**GIVEN PROBLEM:** Using the listing below, give again exactly the lines from the line with "Reproduce this chart with matplotlib." to the line with "ax = fig.add_axes([0.105, 0.174, 0.8765, 0.796])", inclusive, without the pictures.

** begin DATA LINES **

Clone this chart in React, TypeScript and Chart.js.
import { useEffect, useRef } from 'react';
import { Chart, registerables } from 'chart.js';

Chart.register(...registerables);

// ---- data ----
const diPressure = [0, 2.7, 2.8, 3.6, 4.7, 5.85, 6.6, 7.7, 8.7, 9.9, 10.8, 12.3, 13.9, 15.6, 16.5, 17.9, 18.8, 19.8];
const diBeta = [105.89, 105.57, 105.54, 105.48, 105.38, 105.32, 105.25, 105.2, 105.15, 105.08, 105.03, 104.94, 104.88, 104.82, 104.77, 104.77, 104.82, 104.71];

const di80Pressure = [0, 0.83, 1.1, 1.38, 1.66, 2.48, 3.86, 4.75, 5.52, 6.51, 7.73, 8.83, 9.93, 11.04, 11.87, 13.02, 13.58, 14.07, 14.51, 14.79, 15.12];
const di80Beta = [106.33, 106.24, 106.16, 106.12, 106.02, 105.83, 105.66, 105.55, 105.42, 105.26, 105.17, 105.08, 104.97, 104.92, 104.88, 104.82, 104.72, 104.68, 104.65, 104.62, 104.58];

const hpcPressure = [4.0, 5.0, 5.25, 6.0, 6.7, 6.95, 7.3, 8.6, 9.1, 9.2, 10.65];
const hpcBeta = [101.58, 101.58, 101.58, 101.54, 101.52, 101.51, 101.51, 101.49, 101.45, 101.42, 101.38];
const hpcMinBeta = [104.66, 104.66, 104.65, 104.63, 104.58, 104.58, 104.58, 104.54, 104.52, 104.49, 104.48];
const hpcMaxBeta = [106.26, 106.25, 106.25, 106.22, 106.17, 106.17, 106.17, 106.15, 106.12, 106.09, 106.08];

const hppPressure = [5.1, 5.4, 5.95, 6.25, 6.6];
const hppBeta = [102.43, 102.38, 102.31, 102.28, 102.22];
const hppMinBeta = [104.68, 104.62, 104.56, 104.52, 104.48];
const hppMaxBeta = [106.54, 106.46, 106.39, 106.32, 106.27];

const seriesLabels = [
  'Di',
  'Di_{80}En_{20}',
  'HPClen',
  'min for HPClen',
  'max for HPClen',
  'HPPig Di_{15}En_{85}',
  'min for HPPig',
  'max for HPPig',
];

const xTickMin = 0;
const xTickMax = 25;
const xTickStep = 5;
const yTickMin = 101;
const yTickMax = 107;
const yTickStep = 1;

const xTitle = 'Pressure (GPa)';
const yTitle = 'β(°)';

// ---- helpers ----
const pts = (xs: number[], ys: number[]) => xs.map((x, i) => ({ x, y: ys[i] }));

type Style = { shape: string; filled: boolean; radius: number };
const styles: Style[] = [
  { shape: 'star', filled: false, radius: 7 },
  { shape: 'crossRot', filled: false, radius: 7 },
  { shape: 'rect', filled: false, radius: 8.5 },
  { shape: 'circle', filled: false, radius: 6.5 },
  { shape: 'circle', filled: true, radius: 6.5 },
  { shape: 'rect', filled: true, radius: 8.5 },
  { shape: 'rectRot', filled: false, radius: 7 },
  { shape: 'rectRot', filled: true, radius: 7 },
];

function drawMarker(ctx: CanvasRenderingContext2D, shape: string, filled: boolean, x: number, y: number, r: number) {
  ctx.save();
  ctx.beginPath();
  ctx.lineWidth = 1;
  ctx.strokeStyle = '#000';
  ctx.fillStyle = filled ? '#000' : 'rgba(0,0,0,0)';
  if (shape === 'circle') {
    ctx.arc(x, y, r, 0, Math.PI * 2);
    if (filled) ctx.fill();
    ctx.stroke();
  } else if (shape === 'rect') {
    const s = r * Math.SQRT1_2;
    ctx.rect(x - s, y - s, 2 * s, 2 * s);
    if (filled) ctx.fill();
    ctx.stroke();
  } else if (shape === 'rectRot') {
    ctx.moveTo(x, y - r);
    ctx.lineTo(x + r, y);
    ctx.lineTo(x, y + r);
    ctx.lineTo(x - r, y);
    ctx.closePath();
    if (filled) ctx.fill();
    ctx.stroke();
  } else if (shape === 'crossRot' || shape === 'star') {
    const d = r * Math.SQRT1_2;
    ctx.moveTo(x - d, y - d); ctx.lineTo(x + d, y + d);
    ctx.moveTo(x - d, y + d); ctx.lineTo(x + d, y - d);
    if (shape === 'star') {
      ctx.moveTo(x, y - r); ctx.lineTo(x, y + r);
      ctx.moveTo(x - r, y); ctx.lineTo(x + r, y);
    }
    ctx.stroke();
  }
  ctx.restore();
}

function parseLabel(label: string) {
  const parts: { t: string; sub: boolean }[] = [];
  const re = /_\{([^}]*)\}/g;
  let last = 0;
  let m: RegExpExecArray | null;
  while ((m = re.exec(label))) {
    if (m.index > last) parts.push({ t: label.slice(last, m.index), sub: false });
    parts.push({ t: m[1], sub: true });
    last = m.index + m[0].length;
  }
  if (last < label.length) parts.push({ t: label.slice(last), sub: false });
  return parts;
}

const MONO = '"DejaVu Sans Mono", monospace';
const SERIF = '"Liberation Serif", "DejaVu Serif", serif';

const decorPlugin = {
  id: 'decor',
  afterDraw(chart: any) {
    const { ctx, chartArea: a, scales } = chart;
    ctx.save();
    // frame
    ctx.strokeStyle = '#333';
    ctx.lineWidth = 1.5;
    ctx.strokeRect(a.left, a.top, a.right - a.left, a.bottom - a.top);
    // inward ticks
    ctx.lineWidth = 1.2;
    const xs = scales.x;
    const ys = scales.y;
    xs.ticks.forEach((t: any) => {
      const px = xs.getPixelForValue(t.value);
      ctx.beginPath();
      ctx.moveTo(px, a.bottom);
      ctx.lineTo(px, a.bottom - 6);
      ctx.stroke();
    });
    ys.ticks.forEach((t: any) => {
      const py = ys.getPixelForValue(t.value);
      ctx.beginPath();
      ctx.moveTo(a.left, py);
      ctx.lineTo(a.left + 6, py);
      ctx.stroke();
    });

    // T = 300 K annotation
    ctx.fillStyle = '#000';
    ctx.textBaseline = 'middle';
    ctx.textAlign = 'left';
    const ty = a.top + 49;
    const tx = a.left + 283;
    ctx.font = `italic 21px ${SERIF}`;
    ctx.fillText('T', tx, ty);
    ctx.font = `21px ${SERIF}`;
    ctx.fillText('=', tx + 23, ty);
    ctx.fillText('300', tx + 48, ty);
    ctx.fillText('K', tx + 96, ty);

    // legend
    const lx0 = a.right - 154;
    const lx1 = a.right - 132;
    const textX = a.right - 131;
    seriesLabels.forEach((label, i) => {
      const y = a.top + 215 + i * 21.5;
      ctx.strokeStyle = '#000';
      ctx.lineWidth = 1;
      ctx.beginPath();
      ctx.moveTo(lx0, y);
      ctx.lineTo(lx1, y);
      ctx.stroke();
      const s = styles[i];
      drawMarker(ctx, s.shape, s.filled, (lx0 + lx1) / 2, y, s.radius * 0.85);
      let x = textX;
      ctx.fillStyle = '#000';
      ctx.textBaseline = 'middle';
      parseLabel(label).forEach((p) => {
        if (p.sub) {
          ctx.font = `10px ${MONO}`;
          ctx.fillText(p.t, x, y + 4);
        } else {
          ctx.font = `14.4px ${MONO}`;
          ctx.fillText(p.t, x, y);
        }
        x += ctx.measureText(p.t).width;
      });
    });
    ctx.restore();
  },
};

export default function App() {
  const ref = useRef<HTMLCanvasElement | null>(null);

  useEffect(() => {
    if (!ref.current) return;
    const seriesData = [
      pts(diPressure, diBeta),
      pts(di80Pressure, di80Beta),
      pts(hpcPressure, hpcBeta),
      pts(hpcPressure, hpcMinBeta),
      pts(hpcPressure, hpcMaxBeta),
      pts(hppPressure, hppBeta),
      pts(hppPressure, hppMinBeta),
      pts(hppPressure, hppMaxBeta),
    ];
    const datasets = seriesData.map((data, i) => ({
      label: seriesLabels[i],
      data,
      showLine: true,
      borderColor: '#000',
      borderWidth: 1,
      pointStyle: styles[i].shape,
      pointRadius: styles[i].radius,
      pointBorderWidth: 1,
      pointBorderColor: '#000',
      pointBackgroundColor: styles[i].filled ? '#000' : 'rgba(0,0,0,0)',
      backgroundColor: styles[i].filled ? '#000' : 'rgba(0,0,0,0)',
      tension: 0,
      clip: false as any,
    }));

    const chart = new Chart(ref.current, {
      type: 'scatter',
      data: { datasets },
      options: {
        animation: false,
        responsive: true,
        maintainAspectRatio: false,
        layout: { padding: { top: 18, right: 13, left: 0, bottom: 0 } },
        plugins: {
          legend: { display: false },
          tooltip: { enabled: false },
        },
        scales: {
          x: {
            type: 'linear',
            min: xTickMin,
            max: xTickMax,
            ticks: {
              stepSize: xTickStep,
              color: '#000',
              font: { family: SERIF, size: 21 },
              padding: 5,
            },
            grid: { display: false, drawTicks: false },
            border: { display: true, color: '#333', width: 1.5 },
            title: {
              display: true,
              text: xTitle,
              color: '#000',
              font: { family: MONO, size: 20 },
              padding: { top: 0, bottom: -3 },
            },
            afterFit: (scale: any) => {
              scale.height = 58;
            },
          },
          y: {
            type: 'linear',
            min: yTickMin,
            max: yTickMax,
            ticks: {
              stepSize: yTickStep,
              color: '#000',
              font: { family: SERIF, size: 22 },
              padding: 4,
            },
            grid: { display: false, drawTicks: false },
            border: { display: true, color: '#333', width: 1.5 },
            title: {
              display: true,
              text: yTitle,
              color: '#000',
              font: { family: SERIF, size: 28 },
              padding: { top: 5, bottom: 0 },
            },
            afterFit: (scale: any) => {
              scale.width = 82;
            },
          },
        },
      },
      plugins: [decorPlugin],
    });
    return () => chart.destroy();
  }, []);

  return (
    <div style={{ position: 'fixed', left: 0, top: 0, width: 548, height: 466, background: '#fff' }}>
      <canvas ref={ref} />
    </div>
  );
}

** end DATA LINES **
** begin DATA LINES **

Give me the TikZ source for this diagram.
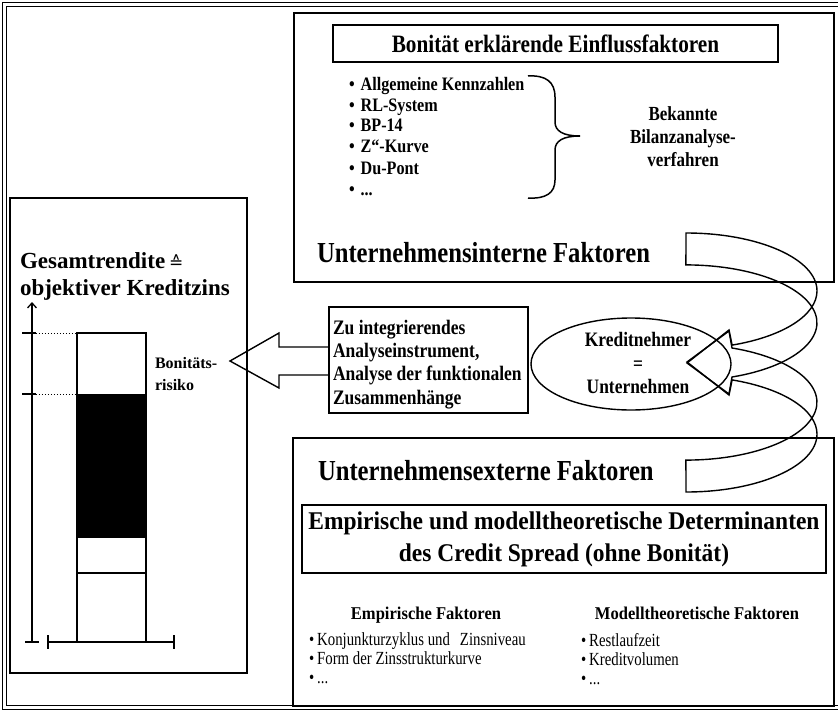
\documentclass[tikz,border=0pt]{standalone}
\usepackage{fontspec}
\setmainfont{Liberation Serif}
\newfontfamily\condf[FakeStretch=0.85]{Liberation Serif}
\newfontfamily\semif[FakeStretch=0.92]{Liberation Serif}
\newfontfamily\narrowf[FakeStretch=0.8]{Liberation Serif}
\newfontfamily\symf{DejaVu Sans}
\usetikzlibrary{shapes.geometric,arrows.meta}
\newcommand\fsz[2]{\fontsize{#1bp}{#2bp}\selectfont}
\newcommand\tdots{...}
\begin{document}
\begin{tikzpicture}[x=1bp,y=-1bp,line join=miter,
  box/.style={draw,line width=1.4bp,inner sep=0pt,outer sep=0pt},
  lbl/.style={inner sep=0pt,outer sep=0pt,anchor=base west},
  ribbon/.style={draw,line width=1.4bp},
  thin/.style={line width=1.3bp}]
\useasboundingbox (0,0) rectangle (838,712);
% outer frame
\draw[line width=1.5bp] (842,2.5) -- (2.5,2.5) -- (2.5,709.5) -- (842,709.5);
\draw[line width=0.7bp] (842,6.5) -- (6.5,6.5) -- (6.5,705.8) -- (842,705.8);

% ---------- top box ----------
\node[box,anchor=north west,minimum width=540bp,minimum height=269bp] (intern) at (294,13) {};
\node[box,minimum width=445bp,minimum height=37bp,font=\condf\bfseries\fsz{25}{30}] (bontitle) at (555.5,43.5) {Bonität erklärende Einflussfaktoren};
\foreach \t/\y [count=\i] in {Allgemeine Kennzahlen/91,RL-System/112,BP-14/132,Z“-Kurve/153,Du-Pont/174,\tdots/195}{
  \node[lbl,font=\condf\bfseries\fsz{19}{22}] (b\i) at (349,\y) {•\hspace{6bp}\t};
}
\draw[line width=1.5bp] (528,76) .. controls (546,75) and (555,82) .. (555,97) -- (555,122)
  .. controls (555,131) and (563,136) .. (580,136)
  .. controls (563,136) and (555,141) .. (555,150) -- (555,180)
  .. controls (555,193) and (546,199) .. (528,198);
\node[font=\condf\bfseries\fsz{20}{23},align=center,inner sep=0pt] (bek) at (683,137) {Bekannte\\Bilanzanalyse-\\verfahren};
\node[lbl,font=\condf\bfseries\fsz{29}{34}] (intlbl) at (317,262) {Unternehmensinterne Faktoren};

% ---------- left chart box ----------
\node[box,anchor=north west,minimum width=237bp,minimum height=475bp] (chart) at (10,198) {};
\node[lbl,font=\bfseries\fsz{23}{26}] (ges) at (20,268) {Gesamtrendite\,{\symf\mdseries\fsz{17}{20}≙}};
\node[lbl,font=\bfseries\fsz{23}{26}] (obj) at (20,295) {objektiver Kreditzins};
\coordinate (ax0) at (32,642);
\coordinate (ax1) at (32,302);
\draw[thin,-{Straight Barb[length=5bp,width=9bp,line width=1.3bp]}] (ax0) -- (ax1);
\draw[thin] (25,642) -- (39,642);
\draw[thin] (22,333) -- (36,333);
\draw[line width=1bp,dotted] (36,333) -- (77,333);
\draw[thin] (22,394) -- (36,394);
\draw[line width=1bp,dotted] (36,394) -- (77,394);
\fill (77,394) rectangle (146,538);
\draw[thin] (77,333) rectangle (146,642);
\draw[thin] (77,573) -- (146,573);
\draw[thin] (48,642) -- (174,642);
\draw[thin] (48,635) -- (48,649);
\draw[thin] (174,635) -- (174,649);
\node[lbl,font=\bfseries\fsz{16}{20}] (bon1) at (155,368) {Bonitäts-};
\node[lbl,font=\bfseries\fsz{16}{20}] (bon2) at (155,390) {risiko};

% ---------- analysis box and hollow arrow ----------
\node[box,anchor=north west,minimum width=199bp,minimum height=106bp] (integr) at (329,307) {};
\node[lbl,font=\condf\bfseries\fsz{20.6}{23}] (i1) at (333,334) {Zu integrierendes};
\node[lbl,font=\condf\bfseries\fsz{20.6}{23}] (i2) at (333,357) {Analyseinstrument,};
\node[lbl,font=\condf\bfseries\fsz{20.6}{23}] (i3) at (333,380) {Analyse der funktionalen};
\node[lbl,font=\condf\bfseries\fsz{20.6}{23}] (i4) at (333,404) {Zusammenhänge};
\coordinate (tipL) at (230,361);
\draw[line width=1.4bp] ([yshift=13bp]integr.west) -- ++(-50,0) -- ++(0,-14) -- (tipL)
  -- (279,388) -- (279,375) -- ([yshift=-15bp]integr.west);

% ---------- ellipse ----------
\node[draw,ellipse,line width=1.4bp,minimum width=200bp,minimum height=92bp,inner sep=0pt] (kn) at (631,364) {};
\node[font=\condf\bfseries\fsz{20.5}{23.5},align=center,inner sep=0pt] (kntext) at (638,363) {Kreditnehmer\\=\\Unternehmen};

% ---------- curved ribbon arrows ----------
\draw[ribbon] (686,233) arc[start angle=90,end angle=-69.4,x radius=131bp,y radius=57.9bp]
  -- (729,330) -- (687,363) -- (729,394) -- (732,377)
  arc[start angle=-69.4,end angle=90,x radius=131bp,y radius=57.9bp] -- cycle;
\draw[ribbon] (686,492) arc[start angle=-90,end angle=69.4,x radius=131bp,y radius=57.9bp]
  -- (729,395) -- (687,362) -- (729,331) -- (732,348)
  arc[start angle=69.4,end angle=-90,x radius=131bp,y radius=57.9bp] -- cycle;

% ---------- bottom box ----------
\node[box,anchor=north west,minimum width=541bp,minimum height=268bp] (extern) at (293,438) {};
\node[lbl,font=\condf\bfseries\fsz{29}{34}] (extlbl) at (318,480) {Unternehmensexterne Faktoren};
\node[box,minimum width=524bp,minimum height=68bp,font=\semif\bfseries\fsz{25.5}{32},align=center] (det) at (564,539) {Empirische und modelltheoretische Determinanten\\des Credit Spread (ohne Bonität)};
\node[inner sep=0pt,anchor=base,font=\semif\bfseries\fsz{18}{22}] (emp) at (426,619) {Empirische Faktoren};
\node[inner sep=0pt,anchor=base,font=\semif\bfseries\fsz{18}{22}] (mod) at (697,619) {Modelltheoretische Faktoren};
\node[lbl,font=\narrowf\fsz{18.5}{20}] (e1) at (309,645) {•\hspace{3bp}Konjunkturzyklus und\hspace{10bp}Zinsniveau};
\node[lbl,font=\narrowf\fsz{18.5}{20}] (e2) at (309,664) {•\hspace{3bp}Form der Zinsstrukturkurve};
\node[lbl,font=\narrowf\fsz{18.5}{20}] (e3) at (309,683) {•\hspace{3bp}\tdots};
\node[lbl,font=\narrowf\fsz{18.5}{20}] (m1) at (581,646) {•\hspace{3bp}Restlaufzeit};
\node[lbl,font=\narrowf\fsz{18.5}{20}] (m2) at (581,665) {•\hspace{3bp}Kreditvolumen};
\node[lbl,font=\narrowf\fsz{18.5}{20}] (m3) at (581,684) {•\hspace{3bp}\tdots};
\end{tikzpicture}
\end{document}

** end DATA LINES **
** begin DATA LINES **

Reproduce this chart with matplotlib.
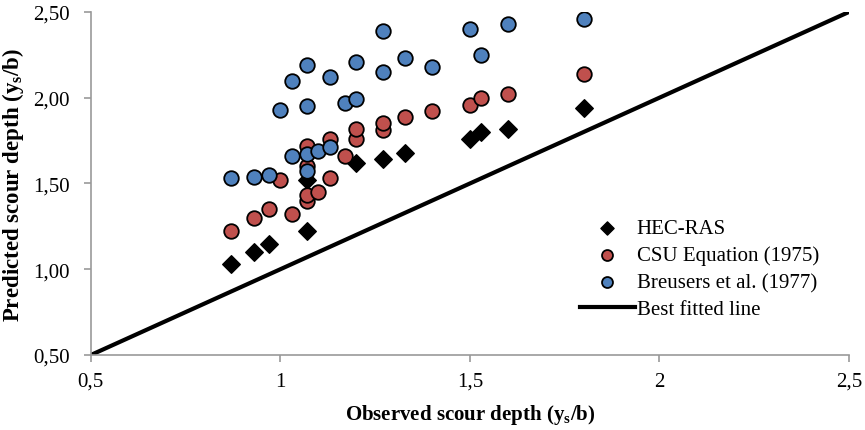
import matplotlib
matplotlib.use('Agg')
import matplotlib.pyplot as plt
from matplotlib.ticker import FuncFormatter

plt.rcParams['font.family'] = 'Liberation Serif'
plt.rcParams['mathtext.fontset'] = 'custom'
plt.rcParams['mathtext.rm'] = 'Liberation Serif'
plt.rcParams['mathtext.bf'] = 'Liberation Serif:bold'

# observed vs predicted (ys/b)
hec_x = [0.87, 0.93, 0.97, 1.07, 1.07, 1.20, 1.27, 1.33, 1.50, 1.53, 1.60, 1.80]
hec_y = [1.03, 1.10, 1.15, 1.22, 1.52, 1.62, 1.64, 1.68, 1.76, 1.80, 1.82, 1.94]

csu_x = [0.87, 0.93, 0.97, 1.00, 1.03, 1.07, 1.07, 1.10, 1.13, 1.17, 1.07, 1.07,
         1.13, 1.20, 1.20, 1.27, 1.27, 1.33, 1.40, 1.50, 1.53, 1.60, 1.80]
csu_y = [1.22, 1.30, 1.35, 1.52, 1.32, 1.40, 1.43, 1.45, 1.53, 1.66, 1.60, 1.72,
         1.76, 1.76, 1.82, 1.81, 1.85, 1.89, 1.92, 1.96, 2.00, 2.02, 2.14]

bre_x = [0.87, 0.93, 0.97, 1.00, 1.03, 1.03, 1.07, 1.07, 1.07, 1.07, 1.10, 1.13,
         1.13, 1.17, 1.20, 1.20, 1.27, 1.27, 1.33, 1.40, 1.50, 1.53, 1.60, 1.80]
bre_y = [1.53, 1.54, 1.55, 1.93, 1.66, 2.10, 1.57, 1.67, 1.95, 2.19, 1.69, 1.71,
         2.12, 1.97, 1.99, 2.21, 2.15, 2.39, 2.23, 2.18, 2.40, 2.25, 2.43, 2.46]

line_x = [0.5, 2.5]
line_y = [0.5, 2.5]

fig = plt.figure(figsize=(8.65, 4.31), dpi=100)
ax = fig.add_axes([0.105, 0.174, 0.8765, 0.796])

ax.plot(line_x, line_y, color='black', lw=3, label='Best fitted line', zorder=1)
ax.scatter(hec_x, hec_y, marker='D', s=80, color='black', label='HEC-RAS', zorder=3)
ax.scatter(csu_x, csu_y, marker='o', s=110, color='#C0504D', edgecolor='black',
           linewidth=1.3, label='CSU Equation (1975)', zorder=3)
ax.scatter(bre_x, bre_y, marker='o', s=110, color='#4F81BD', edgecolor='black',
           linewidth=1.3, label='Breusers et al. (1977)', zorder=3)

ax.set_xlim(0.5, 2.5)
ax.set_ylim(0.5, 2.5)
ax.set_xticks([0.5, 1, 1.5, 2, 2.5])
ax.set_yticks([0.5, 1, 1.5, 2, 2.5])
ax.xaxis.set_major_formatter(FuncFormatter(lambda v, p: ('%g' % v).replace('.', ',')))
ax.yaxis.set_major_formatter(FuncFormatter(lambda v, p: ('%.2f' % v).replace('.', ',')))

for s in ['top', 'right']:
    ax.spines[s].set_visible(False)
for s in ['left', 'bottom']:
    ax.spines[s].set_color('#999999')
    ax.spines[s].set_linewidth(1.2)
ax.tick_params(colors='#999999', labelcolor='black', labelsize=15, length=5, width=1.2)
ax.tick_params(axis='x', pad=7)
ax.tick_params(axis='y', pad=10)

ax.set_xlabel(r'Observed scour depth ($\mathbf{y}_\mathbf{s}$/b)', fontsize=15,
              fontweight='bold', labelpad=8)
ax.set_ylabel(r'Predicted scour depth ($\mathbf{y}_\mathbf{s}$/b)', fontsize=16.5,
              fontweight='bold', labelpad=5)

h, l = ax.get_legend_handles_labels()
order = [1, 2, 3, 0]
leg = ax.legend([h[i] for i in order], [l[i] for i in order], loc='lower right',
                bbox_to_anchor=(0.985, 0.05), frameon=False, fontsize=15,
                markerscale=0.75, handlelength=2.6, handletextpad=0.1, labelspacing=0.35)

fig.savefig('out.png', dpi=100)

** end DATA LINES **

**OUTPUT OF THE TASK:**
Reproduce this chart with matplotlib.
import matplotlib
matplotlib.use('Agg')
import matplotlib.pyplot as plt
from matplotlib.ticker import FuncFormatter

plt.rcParams['font.family'] = 'Liberation Serif'
plt.rcParams['mathtext.fontset'] = 'custom'
plt.rcParams['mathtext.rm'] = 'Liberation Serif'
plt.rcParams['mathtext.bf'] = 'Liberation Serif:bold'

# observed vs predicted (ys/b)
hec_x = [0.87, 0.93, 0.97, 1.07, 1.07, 1.20, 1.27, 1.33, 1.50, 1.53, 1.60, 1.80]
hec_y = [1.03, 1.10, 1.15, 1.22, 1.52, 1.62, 1.64, 1.68, 1.76, 1.80, 1.82, 1.94]

csu_x = [0.87, 0.93, 0.97, 1.00, 1.03, 1.07, 1.07, 1.10, 1.13, 1.17, 1.07, 1.07,
         1.13, 1.20, 1.20, 1.27, 1.27, 1.33, 1.40, 1.50, 1.53, 1.60, 1.80]
csu_y = [1.22, 1.30, 1.35, 1.52, 1.32, 1.40, 1.43, 1.45, 1.53, 1.66, 1.60, 1.72,
         1.76, 1.76, 1.82, 1.81, 1.85, 1.89, 1.92, 1.96, 2.00, 2.02, 2.14]

bre_x = [0.87, 0.93, 0.97, 1.00, 1.03, 1.03, 1.07, 1.07, 1.07, 1.07, 1.10, 1.13,
         1.13, 1.17, 1.20, 1.20, 1.27, 1.27, 1.33, 1.40, 1.50, 1.53, 1.60, 1.80]
bre_y = [1.53, 1.54, 1.55, 1.93, 1.66, 2.10, 1.57, 1.67, 1.95, 2.19, 1.69, 1.71,
         2.12, 1.97, 1.99, 2.21, 2.15, 2.39, 2.23, 2.18, 2.40, 2.25, 2.43, 2.46]

line_x = [0.5, 2.5]
line_y = [0.5, 2.5]

fig = plt.figure(figsize=(8.65, 4.31), dpi=100)
ax = fig.add_axes([0.105, 0.174, 0.8765, 0.796])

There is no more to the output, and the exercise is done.